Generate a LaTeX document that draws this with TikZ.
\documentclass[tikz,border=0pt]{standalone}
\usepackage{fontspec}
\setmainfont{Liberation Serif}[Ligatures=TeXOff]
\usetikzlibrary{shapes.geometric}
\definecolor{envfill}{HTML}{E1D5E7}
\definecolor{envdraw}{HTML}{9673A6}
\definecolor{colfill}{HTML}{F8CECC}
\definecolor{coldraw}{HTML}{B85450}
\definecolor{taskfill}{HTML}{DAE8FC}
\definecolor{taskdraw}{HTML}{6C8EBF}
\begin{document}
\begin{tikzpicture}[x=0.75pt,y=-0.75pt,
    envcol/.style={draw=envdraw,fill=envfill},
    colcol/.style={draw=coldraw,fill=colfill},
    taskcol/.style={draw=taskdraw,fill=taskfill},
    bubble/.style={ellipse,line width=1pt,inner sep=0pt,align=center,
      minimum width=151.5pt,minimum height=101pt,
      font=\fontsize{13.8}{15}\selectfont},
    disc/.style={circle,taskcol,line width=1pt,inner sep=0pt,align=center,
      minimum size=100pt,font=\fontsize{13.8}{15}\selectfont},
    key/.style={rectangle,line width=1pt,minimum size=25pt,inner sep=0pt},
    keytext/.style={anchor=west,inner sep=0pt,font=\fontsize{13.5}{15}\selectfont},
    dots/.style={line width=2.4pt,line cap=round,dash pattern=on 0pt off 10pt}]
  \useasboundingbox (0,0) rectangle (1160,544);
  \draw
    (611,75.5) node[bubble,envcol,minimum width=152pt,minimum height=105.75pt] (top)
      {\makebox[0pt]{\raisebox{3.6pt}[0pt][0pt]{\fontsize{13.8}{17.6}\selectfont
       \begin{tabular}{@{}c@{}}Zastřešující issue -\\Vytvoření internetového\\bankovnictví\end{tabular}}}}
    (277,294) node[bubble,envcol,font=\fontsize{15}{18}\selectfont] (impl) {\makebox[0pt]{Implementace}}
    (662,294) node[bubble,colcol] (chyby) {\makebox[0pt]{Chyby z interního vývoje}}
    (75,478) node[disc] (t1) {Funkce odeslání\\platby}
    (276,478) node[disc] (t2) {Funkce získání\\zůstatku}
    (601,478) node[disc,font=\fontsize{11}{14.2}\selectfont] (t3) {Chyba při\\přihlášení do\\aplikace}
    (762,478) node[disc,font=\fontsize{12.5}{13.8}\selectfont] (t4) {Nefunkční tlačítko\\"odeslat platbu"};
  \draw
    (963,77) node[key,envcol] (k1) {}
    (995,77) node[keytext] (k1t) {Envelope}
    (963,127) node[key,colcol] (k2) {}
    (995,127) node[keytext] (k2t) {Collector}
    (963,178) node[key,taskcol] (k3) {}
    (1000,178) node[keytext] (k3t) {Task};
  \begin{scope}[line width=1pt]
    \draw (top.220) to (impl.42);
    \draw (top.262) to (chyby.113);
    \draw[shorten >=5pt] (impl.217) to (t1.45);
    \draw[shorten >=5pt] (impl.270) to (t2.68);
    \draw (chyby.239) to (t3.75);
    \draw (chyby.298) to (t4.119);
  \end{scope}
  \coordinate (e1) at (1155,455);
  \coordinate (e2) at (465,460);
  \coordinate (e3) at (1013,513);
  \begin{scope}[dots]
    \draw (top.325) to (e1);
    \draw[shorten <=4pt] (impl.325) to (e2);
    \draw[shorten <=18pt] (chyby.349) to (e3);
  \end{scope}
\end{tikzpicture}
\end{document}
————————
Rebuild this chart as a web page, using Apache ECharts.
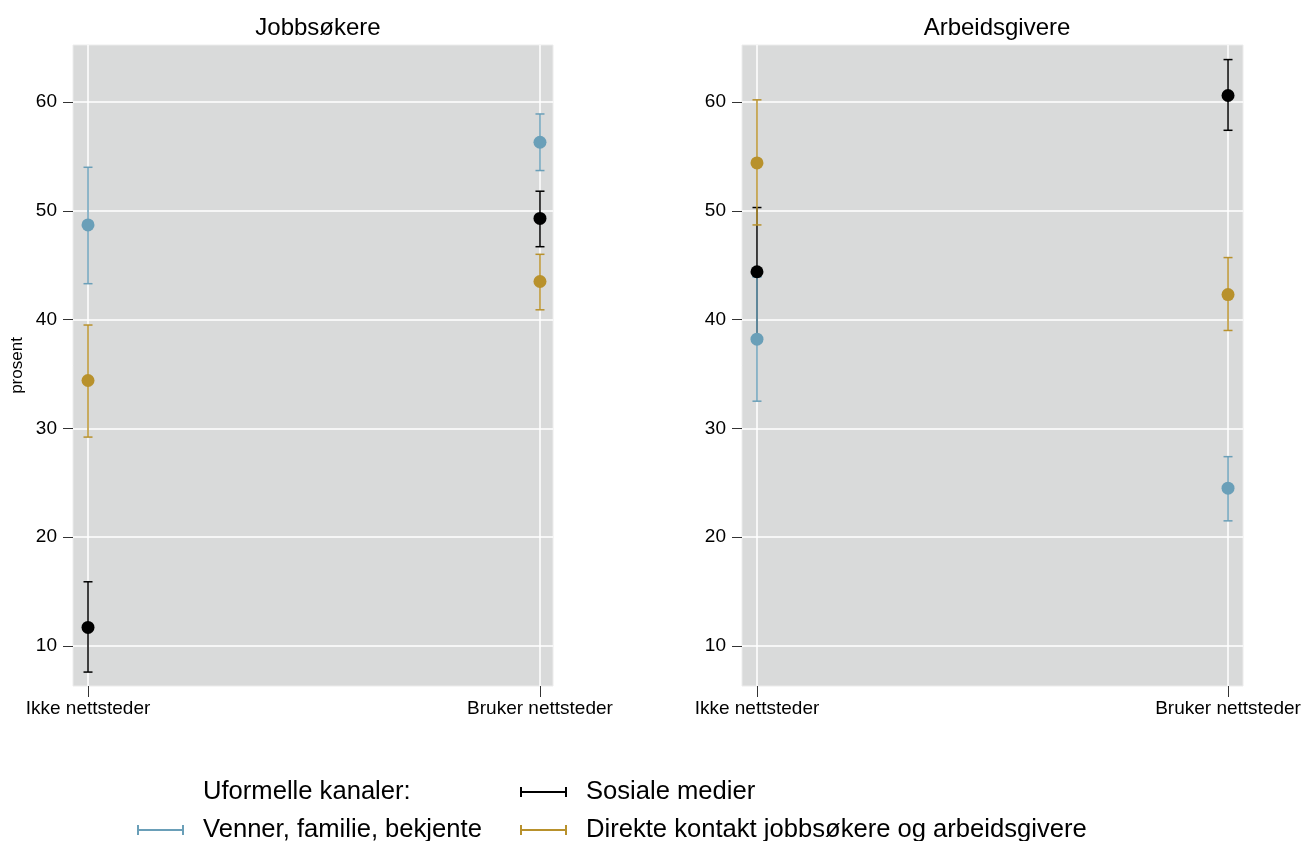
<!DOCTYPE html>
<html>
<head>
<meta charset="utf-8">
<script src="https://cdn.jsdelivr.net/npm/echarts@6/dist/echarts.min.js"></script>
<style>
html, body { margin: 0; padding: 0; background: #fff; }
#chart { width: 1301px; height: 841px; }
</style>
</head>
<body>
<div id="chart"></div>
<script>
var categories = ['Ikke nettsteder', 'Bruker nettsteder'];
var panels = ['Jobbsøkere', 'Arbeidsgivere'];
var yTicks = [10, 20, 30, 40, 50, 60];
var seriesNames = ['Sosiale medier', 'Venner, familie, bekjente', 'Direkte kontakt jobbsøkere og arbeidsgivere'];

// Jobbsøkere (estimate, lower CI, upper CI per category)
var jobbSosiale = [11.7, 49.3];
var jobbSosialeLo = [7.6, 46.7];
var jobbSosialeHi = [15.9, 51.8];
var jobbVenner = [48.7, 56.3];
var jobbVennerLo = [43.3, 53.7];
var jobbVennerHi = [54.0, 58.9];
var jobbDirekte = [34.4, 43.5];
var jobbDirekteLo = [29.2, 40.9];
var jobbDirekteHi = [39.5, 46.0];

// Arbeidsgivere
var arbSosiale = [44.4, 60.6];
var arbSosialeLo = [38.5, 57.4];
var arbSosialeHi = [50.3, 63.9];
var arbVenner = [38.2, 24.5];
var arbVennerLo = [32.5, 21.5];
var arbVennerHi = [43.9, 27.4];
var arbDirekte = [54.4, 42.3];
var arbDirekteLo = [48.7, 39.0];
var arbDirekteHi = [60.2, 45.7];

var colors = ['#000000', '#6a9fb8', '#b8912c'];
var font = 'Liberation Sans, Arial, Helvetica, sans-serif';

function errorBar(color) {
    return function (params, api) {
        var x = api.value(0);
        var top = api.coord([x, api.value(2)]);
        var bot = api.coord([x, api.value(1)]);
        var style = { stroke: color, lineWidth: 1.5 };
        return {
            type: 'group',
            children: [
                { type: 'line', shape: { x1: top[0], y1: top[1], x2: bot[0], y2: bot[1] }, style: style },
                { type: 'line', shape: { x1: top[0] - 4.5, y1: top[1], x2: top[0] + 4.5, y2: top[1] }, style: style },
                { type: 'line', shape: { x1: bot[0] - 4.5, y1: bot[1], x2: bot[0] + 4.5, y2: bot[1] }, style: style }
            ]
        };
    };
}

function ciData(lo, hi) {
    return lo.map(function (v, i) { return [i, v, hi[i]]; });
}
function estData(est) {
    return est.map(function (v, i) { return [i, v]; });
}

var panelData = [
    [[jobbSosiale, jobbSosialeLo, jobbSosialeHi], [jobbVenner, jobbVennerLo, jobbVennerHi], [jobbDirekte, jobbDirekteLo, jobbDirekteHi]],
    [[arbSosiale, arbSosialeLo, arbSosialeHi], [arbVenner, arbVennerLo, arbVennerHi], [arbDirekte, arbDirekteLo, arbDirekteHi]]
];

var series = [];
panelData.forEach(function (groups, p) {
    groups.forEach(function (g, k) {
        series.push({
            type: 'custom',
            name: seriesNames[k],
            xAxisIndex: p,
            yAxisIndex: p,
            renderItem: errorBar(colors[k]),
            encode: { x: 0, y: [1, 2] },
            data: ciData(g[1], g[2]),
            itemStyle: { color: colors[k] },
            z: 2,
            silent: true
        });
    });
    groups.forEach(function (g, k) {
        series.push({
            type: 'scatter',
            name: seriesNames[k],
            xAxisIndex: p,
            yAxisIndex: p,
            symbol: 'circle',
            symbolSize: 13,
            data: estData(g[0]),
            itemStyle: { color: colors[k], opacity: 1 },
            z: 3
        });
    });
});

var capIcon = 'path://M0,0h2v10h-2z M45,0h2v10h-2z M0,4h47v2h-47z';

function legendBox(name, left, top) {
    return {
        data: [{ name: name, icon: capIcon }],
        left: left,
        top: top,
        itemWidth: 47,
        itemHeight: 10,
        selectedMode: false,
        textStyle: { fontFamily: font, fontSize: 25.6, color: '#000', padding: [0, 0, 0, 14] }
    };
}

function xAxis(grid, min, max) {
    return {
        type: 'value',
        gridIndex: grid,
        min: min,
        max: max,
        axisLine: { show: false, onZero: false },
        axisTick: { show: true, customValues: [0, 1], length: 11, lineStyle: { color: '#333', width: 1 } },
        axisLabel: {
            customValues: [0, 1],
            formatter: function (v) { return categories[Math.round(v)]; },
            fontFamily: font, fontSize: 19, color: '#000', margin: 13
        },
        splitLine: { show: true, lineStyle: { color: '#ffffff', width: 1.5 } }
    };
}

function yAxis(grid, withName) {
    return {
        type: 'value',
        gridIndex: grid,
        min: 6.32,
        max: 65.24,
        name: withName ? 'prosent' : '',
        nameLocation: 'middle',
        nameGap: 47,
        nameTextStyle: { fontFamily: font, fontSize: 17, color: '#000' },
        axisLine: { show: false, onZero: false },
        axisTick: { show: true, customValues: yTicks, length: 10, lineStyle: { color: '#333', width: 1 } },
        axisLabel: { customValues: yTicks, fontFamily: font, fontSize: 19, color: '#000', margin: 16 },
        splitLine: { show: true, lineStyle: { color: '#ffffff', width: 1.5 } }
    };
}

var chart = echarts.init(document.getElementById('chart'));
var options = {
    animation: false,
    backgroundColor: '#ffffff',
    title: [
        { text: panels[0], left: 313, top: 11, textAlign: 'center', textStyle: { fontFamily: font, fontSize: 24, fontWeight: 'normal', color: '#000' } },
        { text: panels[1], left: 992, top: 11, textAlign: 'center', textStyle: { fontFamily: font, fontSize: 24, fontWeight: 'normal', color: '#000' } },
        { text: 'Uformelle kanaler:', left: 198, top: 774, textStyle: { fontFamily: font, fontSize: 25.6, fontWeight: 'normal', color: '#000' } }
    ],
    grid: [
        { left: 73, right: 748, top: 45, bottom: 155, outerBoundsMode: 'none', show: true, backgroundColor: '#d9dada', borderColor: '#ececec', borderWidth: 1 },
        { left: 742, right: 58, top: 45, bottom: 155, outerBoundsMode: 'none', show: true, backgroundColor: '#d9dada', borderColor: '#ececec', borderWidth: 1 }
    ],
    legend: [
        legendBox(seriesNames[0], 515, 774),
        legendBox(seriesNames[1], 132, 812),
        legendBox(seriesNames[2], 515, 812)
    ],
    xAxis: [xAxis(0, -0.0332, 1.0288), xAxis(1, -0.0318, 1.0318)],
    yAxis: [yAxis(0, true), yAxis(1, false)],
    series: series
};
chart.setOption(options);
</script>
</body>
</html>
————————
== What you have to do ==
Beginning with the line above that contains "Rebuild this chart" and ending with the line that contains "var jobbDirekteHi = [39.5, 46.0];", quote each line exactly, keeping out the pictures.

== Output of the task ==
Rebuild this chart as a web page, using Apache ECharts.
<!DOCTYPE html>
<html>
<head>
<meta charset="utf-8">
<script src="https://cdn.jsdelivr.net/npm/echarts@6/dist/echarts.min.js"></script>
<style>
html, body { margin: 0; padding: 0; background: #fff; }
#chart { width: 1301px; height: 841px; }
</style>
</head>
<body>
<div id="chart"></div>
<script>
var categories = ['Ikke nettsteder', 'Bruker nettsteder'];
var panels = ['Jobbsøkere', 'Arbeidsgivere'];
var yTicks = [10, 20, 30, 40, 50, 60];
var seriesNames = ['Sosiale medier', 'Venner, familie, bekjente', 'Direkte kontakt jobbsøkere og arbeidsgivere'];

// Jobbsøkere (estimate, lower CI, upper CI per category)
var jobbSosiale = [11.7, 49.3];
var jobbSosialeLo = [7.6, 46.7];
var jobbSosialeHi = [15.9, 51.8];
var jobbVenner = [48.7, 56.3];
var jobbVennerLo = [43.3, 53.7];
var jobbVennerHi = [54.0, 58.9];
var jobbDirekte = [34.4, 43.5];
var jobbDirekteLo = [29.2, 40.9];
var jobbDirekteHi = [39.5, 46.0];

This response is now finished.